Oh! Sorry, I think I misread your imports - I thought you were using multiple strategies that were all built on the random module. My bad. Withdraw the objection.

Thanks for clarifying it in the followup; if anyone else made the same mistake I did, this will make it a bit easier to see what’s happening.

Ha, ok :-). Anyway, I added a few more in the min benchmark above, os.urandom(7) is now the fastest “secure” one.

In the title and first message you only said “little memory”. Which one is it? If just “little”, then you could do things like read chunks of 1000 lines into memory, and selecting a random chunk and a random line within that chunk. That would very much reduce how many random numbers you need. Then again, if I didn’t overlook it, you never said anything about speed…

1 Like

I don’t really care about speed, as long as it doesn’t take 10 seconds to run the script (correct me if I or why I should prioritize speed). I’m using the script for secret purposes, so I didn’t release the bash source, but the pseudocode instead.

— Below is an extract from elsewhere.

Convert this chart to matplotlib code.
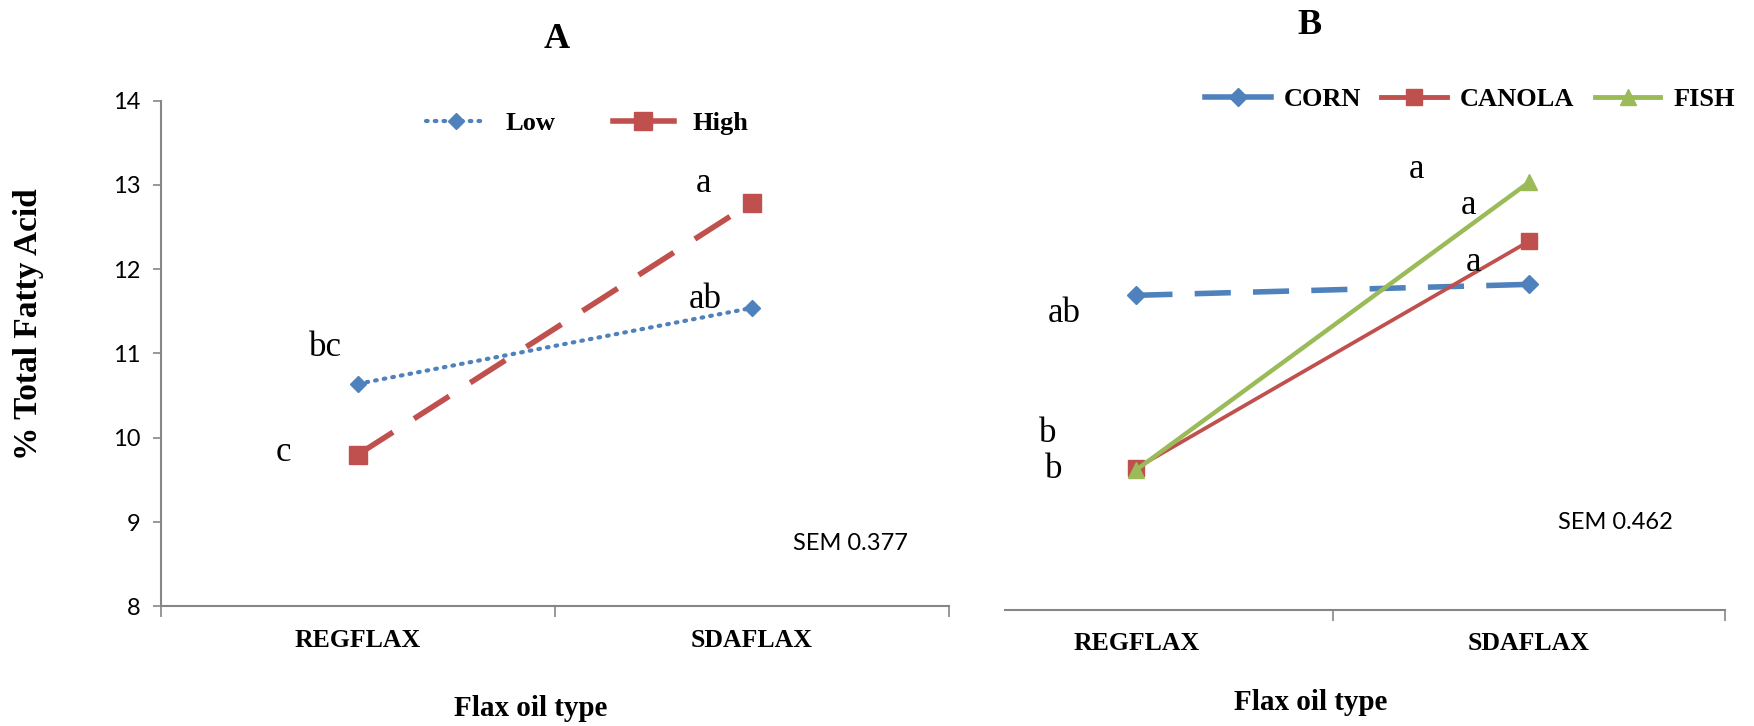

I’m thinking of making two functions. One for putting the line in a list, then using secrets to pick a random line if the file is small enough for memory (granted, I have to ask what’s small? should I know if there’s enough memory for n lines?) and two for using two passes over the file or the reservoir sampling algorithm if the file is large.

Wouldn’t checking the checksum solve most of the few possibilities?

You could checksum it to ascertain whether or not it’s changed, but if the checksum is different, what do you do? You still have the same possible problems, with the same potential solutions. It’s really only the line count that matters here.

Of course, if you have a transactional file system (eg if your “file” is actually rows in a PostgreSQL database), you can guarantee this. But most actual files don’t have that promise.

1 Like

Well, I’m more concerned about the security risks if you’re talking about the random algorithm.